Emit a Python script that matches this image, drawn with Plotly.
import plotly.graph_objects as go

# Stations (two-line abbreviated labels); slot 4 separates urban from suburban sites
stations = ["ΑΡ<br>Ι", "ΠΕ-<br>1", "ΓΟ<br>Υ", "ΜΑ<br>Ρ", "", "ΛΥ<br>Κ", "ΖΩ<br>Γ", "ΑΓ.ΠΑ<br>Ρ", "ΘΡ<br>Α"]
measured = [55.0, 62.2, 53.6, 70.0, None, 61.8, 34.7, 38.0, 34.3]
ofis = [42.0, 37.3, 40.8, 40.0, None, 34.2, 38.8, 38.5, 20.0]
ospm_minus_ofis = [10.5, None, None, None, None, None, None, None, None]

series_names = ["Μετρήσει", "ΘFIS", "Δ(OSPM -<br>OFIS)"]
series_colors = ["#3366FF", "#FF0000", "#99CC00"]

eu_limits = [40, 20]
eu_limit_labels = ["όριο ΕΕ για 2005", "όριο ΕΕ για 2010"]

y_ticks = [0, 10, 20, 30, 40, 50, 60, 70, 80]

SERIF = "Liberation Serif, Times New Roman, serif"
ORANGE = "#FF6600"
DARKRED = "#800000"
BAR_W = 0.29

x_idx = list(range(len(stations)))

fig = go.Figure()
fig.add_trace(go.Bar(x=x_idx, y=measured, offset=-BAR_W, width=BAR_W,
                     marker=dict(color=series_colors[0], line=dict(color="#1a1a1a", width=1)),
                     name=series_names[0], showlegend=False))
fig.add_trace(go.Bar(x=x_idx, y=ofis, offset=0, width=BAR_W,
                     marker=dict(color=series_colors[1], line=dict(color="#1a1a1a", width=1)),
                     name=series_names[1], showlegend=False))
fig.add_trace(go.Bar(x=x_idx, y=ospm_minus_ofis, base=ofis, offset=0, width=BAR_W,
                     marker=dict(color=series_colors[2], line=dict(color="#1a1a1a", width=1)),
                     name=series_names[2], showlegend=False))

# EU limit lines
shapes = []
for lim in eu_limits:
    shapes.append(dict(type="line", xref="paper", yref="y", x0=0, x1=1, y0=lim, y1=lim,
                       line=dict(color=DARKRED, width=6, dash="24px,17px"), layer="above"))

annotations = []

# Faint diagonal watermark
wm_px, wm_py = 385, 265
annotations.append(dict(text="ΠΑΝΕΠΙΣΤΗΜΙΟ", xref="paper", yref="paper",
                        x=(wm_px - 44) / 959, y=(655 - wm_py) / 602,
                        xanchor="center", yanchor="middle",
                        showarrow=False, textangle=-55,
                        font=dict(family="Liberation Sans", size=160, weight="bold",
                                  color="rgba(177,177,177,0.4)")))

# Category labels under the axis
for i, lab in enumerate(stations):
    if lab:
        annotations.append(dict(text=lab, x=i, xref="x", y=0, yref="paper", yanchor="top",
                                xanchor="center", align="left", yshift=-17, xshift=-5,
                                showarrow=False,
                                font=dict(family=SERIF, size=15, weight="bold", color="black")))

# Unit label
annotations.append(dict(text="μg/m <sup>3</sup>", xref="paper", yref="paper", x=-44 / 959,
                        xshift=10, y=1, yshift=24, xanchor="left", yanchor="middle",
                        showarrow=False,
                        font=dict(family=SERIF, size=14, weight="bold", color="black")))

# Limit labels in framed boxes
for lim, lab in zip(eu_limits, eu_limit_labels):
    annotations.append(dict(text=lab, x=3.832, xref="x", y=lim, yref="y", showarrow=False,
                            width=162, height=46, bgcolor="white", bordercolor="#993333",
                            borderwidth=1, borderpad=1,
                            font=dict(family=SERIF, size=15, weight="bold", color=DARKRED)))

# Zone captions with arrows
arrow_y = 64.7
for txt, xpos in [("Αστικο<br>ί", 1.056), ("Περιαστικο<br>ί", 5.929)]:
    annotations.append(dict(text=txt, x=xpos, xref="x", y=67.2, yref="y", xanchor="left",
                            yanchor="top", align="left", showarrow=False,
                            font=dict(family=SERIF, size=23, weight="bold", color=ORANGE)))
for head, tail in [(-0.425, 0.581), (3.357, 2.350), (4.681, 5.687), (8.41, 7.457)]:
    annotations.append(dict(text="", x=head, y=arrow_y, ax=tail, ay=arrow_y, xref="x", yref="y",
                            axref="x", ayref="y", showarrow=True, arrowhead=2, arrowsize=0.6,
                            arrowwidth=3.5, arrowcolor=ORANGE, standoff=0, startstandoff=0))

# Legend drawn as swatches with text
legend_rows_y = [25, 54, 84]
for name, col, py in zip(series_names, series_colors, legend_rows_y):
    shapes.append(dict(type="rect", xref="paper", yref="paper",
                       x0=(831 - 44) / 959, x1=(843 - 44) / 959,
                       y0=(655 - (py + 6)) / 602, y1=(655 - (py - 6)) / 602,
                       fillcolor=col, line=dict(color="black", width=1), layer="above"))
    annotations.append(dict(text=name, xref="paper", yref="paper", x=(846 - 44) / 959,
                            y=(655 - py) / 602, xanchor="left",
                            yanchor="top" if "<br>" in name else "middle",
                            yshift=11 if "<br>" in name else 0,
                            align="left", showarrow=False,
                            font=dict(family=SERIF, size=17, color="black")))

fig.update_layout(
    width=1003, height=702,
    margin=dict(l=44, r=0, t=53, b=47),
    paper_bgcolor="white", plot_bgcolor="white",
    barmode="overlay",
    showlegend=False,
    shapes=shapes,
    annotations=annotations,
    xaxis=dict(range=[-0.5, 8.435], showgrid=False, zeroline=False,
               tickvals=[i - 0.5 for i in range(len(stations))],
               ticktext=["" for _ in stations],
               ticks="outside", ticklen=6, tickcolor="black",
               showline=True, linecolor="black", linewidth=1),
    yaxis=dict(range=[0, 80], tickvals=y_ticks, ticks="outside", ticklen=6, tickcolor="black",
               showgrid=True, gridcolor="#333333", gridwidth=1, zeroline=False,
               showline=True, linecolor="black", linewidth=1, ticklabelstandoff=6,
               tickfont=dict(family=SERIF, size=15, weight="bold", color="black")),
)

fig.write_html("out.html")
····················
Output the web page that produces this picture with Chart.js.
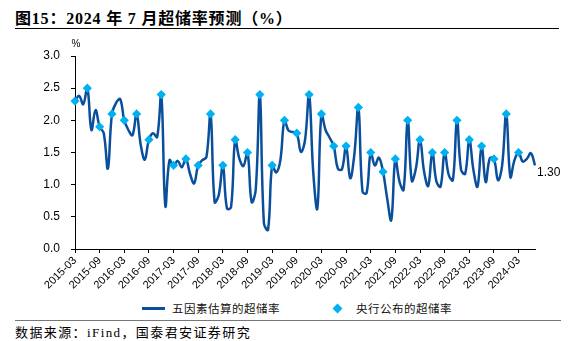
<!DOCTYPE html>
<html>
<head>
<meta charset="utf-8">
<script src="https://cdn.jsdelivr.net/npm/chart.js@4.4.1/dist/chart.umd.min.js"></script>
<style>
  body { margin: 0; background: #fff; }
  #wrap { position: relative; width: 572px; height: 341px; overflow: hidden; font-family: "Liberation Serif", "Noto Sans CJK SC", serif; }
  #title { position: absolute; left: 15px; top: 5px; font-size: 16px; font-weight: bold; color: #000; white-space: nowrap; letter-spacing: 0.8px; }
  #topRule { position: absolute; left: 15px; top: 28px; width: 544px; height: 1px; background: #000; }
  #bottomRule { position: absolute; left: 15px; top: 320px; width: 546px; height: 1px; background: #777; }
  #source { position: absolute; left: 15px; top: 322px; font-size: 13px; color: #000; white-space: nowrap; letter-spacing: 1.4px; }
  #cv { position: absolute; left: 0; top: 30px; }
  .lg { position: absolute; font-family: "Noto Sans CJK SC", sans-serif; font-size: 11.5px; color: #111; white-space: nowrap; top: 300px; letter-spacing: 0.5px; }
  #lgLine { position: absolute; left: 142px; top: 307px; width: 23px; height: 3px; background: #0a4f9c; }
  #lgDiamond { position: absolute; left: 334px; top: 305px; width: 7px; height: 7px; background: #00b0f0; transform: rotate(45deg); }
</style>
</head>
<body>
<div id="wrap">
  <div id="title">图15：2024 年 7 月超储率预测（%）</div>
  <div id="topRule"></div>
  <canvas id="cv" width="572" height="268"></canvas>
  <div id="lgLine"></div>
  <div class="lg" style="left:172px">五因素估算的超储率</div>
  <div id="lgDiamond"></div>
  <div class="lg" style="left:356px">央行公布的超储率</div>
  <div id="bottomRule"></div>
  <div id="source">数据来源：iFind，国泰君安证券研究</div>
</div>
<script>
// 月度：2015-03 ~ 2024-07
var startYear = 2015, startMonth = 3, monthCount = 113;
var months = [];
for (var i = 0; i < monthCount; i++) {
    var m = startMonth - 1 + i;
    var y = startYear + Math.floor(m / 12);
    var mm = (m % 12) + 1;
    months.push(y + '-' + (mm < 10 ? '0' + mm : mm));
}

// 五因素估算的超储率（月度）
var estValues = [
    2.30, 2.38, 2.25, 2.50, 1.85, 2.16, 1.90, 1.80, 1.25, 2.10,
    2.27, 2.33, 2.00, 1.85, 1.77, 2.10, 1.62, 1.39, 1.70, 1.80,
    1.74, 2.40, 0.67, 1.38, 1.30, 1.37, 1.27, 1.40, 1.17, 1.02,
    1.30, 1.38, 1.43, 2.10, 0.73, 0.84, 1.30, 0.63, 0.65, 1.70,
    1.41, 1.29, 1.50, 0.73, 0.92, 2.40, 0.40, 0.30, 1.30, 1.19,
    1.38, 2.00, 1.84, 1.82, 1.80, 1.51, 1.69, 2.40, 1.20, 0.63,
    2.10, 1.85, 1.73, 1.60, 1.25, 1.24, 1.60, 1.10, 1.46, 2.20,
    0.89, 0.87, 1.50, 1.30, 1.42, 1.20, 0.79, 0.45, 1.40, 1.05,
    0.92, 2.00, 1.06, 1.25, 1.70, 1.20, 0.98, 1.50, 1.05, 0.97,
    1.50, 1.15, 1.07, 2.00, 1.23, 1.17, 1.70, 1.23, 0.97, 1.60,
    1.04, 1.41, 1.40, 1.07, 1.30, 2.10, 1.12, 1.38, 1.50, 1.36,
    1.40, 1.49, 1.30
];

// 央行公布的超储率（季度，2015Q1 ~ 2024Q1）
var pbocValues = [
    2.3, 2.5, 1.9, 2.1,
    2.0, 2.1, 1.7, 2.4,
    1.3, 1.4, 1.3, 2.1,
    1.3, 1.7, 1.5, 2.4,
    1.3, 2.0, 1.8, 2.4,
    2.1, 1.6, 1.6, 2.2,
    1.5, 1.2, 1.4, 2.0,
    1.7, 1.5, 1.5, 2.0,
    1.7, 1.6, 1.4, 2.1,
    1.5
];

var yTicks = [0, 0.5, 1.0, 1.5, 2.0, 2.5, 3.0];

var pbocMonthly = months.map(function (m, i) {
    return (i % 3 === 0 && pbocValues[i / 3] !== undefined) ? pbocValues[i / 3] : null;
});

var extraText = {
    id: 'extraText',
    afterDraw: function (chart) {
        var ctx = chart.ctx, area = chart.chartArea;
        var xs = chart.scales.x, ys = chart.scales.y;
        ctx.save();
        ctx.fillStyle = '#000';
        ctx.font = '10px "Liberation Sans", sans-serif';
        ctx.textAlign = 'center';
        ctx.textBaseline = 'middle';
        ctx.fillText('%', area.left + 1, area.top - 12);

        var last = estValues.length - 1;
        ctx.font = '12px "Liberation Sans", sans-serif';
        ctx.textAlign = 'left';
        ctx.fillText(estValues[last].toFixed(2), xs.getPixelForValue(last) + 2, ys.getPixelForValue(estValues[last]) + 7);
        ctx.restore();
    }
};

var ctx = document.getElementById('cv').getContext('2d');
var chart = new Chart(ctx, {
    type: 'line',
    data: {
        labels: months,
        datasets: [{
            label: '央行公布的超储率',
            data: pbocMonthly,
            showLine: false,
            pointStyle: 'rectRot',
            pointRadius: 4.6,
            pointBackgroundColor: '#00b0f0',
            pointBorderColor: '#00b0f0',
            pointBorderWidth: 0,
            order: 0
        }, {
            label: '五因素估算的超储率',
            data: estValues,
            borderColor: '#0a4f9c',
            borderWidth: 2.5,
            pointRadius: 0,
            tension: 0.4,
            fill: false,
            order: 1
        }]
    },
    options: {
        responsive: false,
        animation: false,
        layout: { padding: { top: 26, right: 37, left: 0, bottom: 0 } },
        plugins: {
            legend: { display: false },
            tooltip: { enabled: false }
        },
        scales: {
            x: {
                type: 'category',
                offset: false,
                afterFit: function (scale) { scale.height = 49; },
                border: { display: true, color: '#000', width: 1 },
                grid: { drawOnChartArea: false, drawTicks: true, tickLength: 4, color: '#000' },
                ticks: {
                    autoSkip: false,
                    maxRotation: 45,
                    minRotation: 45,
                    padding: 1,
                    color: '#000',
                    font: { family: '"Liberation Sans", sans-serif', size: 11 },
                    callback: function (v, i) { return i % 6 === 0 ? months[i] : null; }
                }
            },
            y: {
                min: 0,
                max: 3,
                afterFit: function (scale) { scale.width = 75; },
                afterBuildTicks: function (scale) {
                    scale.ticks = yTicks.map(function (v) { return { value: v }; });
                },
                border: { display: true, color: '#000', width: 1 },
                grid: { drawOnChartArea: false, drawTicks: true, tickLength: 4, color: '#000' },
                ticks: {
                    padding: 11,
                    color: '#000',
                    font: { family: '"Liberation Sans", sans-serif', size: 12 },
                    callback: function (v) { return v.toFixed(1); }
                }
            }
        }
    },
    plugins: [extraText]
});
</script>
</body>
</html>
····················
▶ [TASK DESCRIPTION] Give back exactly the lines running from the line that contains "Emit a Python" through the line that contains "x_idx = list(range(len(stations)))", and nothing outside them.

▶ [TASK ANSWER]
Emit a Python script that matches this image, drawn with Plotly.
import plotly.graph_objects as go

# Stations (two-line abbreviated labels); slot 4 separates urban from suburban sites
stations = ["ΑΡ<br>Ι", "ΠΕ-<br>1", "ΓΟ<br>Υ", "ΜΑ<br>Ρ", "", "ΛΥ<br>Κ", "ΖΩ<br>Γ", "ΑΓ.ΠΑ<br>Ρ", "ΘΡ<br>Α"]
measured = [55.0, 62.2, 53.6, 70.0, None, 61.8, 34.7, 38.0, 34.3]
ofis = [42.0, 37.3, 40.8, 40.0, None, 34.2, 38.8, 38.5, 20.0]
ospm_minus_ofis = [10.5, None, None, None, None, None, None, None, None]

series_names = ["Μετρήσει", "ΘFIS", "Δ(OSPM -<br>OFIS)"]
series_colors = ["#3366FF", "#FF0000", "#99CC00"]

eu_limits = [40, 20]
eu_limit_labels = ["όριο ΕΕ για 2005", "όριο ΕΕ για 2010"]

y_ticks = [0, 10, 20, 30, 40, 50, 60, 70, 80]

SERIF = "Liberation Serif, Times New Roman, serif"
ORANGE = "#FF6600"
DARKRED = "#800000"
BAR_W = 0.29

x_idx = list(range(len(stations)))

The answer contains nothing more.